Biden told the group of law enforcement union members that the nation came together on Friday as it did after mass shootings in Columbine, Colorado, Fort Hood, Texas and Tucson, Arizona.
"For any of you who, like me, grieved the sudden loss of a loved one, you know at this moment there is nothing but that feeling of a black hole in your chest. You feel like you're being sucked into it," he said. "We weep for the families who lost their loved ones. Twelve innocent people. A six-year-old girl."
In Aurora, Colorado on Friday it took police officers about 90 seconds to get to the movie theater after receiving the first call.
Biden told his law enforcement audience, "Thank God there are people like you, in this moment of grief the entire nation is reminded of how grateful we are for what you do. And I truly believe, notwithstanding all of the political chatter we will hear, I truly believe the vast majority of the American people are as committed as I am to not letting you down."
Biden also praised members of the public who helped rescue the wounded.

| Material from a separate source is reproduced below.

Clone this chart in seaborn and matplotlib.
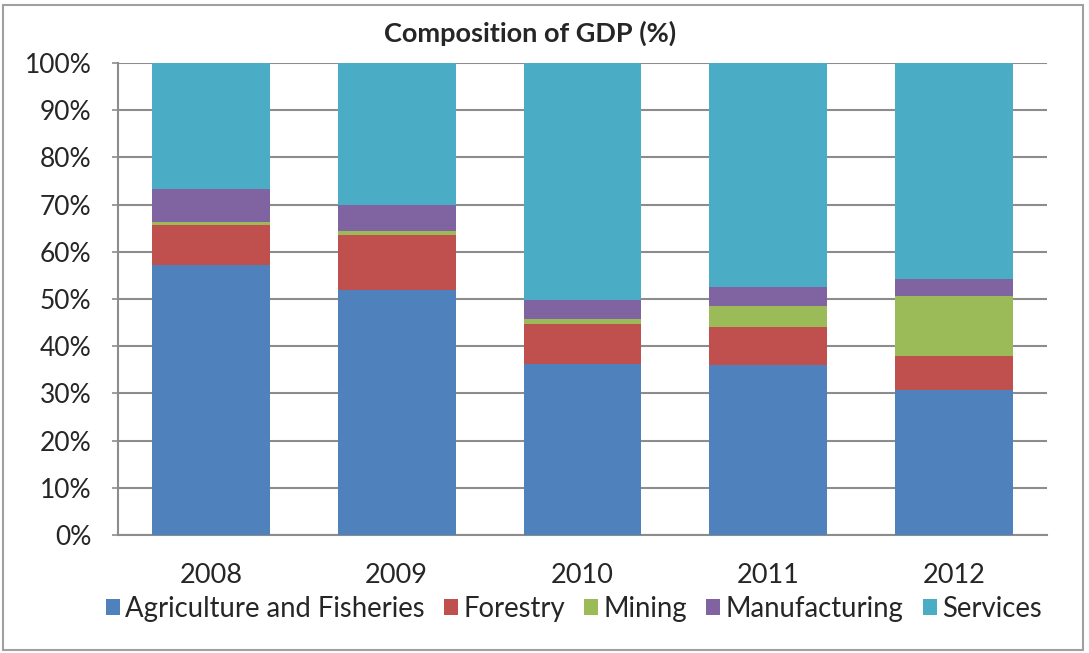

"[The] 19-year-old man, on his way out of the theater safely, who turned back toward the gunfire when he heard the screaming of a mother asking for help for her children; an ordinary young man. A young woman, sitting in the third row in the theater, who rushed to apply pressure to an injured man's head instead of rushing to safety. These are the people who define who we are as a nation," he said. "They are the heroes of our hope."